## Supplied information
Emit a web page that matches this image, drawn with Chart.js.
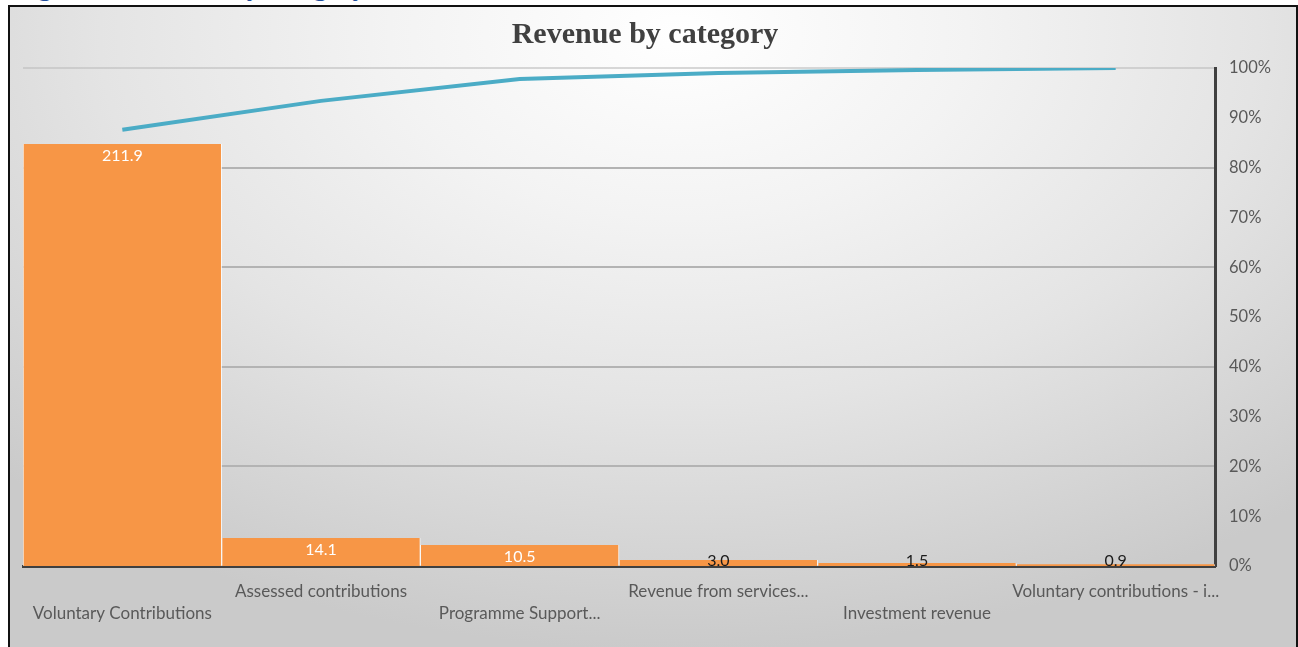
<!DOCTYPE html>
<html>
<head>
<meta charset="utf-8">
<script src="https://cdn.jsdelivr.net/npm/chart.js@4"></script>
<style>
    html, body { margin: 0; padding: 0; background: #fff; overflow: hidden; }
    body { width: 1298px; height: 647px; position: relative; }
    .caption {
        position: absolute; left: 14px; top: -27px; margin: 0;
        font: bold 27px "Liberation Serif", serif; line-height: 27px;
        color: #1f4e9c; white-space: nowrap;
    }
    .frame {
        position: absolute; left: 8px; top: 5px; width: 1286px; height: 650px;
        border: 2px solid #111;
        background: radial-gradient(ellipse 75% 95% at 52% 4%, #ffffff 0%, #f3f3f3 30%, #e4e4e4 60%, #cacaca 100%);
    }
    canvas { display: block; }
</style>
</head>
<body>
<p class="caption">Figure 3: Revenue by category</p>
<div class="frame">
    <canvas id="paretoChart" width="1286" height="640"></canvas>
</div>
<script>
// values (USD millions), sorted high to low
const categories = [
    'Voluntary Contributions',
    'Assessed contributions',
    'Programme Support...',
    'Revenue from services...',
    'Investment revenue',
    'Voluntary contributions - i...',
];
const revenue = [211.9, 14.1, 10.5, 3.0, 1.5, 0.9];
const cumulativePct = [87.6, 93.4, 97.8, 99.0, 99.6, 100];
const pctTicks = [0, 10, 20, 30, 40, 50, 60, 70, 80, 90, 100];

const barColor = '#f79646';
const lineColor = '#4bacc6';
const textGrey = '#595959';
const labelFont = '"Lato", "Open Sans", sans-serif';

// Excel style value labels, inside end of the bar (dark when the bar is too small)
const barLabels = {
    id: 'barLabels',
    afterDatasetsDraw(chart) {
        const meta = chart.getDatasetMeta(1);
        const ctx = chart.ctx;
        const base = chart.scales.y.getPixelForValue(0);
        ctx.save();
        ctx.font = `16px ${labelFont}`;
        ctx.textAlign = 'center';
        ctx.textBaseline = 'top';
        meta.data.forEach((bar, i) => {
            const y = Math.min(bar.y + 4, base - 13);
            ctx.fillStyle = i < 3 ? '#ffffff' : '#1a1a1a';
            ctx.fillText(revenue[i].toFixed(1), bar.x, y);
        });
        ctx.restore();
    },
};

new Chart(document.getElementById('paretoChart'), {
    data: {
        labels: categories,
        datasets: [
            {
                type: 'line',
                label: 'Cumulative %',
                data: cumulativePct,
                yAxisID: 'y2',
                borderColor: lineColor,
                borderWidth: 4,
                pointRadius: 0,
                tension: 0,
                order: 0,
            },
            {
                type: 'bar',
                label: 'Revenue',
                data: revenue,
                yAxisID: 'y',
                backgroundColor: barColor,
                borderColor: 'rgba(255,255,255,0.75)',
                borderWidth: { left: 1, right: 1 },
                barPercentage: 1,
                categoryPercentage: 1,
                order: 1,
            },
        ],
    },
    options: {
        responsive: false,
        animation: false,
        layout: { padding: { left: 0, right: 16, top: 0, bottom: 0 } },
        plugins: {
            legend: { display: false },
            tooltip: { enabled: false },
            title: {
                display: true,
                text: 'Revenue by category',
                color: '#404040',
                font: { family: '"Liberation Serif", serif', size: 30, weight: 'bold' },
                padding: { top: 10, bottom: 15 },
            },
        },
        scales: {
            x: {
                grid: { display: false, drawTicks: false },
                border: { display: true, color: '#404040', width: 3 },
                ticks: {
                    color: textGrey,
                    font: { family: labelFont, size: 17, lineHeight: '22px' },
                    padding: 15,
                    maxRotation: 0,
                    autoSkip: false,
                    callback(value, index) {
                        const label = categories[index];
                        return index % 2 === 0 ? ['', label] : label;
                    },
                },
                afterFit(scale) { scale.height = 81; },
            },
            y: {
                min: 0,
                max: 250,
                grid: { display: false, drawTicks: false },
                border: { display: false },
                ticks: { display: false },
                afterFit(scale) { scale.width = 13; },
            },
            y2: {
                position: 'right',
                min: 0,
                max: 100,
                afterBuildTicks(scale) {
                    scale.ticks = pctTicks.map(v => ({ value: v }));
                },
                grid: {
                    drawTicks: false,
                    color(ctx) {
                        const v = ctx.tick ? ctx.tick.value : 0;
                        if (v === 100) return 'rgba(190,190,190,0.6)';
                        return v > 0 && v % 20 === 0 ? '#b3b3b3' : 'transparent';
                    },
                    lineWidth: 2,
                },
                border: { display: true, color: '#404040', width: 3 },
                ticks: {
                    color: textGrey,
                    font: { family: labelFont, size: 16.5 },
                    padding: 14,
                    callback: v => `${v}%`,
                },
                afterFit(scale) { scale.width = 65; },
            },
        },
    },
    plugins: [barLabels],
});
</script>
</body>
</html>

## Exercise prompt
Restate the whole of the material word for word without the pictures.

## Written response
Emit a web page that matches this image, drawn with Chart.js.
<!DOCTYPE html>
<html>
<head>
<meta charset="utf-8">
<script src="https://cdn.jsdelivr.net/npm/chart.js@4"></script>
<style>
    html, body { margin: 0; padding: 0; background: #fff; overflow: hidden; }
    body { width: 1298px; height: 647px; position: relative; }
    .caption {
        position: absolute; left: 14px; top: -27px; margin: 0;
        font: bold 27px "Liberation Serif", serif; line-height: 27px;
        color: #1f4e9c; white-space: nowrap;
    }
    .frame {
        position: absolute; left: 8px; top: 5px; width: 1286px; height: 650px;
        border: 2px solid #111;
        background: radial-gradient(ellipse 75% 95% at 52% 4%, #ffffff 0%, #f3f3f3 30%, #e4e4e4 60%, #cacaca 100%);
    }
    canvas { display: block; }
</style>
</head>
<body>
<p class="caption">Figure 3: Revenue by category</p>
<div class="frame">
    <canvas id="paretoChart" width="1286" height="640"></canvas>
</div>
<script>
// values (USD millions), sorted high to low
const categories = [
    'Voluntary Contributions',
    'Assessed contributions',
    'Programme Support...',
    'Revenue from services...',
    'Investment revenue',
    'Voluntary contributions - i...',
];
const revenue = [211.9, 14.1, 10.5, 3.0, 1.5, 0.9];
const cumulativePct = [87.6, 93.4, 97.8, 99.0, 99.6, 100];
const pctTicks = [0, 10, 20, 30, 40, 50, 60, 70, 80, 90, 100];

const barColor = '#f79646';
const lineColor = '#4bacc6';
const textGrey = '#595959';
const labelFont = '"Lato", "Open Sans", sans-serif';

// Excel style value labels, inside end of the bar (dark when the bar is too small)
const barLabels = {
    id: 'barLabels',
    afterDatasetsDraw(chart) {
        const meta = chart.getDatasetMeta(1);
        const ctx = chart.ctx;
        const base = chart.scales.y.getPixelForValue(0);
        ctx.save();
        ctx.font = `16px ${labelFont}`;
        ctx.textAlign = 'center';
        ctx.textBaseline = 'top';
        meta.data.forEach((bar, i) => {
            const y = Math.min(bar.y + 4, base - 13);
            ctx.fillStyle = i < 3 ? '#ffffff' : '#1a1a1a';
            ctx.fillText(revenue[i].toFixed(1), bar.x, y);
        });
        ctx.restore();
    },
};

new Chart(document.getElementById('paretoChart'), {
    data: {
        labels: categories,
        datasets: [
            {
                type: 'line',
                label: 'Cumulative %',
                data: cumulativePct,
                yAxisID: 'y2',
                borderColor: lineColor,
                borderWidth: 4,
                pointRadius: 0,
                tension: 0,
                order: 0,
            },
            {
                type: 'bar',
                label: 'Revenue',
                data: revenue,
                yAxisID: 'y',
                backgroundColor: barColor,
                borderColor: 'rgba(255,255,255,0.75)',
                borderWidth: { left: 1, right: 1 },
                barPercentage: 1,
                categoryPercentage: 1,
                order: 1,
            },
        ],
    },
    options: {
        responsive: false,
        animation: false,
        layout: { padding: { left: 0, right: 16, top: 0, bottom: 0 } },
        plugins: {
            legend: { display: false },
            tooltip: { enabled: false },
            title: {
                display: true,
                text: 'Revenue by category',
                color: '#404040',
                font: { family: '"Liberation Serif", serif', size: 30, weight: 'bold' },
                padding: { top: 10, bottom: 15 },
            },
        },
        scales: {
            x: {
                grid: { display: false, drawTicks: false },
                border: { display: true, color: '#404040', width: 3 },
                ticks: {
                    color: textGrey,
                    font: { family: labelFont, size: 17, lineHeight: '22px' },
                    padding: 15,
                    maxRotation: 0,
                    autoSkip: false,
                    callback(value, index) {
                        const label = categories[index];
                        return index % 2 === 0 ? ['', label] : label;
                    },
                },
                afterFit(scale) { scale.height = 81; },
            },
            y: {
                min: 0,
                max: 250,
                grid: { display: false, drawTicks: false },
                border: { display: false },
                ticks: { display: false },
                afterFit(scale) { scale.width = 13; },
            },
            y2: {
                position: 'right',
                min: 0,
                max: 100,
                afterBuildTicks(scale) {
                    scale.ticks = pctTicks.map(v => ({ value: v }));
                },
                grid: {
                    drawTicks: false,
                    color(ctx) {
                        const v = ctx.tick ? ctx.tick.value : 0;
                        if (v === 100) return 'rgba(190,190,190,0.6)';
                        return v > 0 && v % 20 === 0 ? '#b3b3b3' : 'transparent';
                    },
                    lineWidth: 2,
                },
                border: { display: true, color: '#404040', width: 3 },
                ticks: {
                    color: textGrey,
                    font: { family: labelFont, size: 16.5 },
                    padding: 14,
                    callback: v => `${v}%`,
                },
                afterFit(scale) { scale.width = 65; },
            },
        },
    },
    plugins: [barLabels],
});
</script>
</body>
</html>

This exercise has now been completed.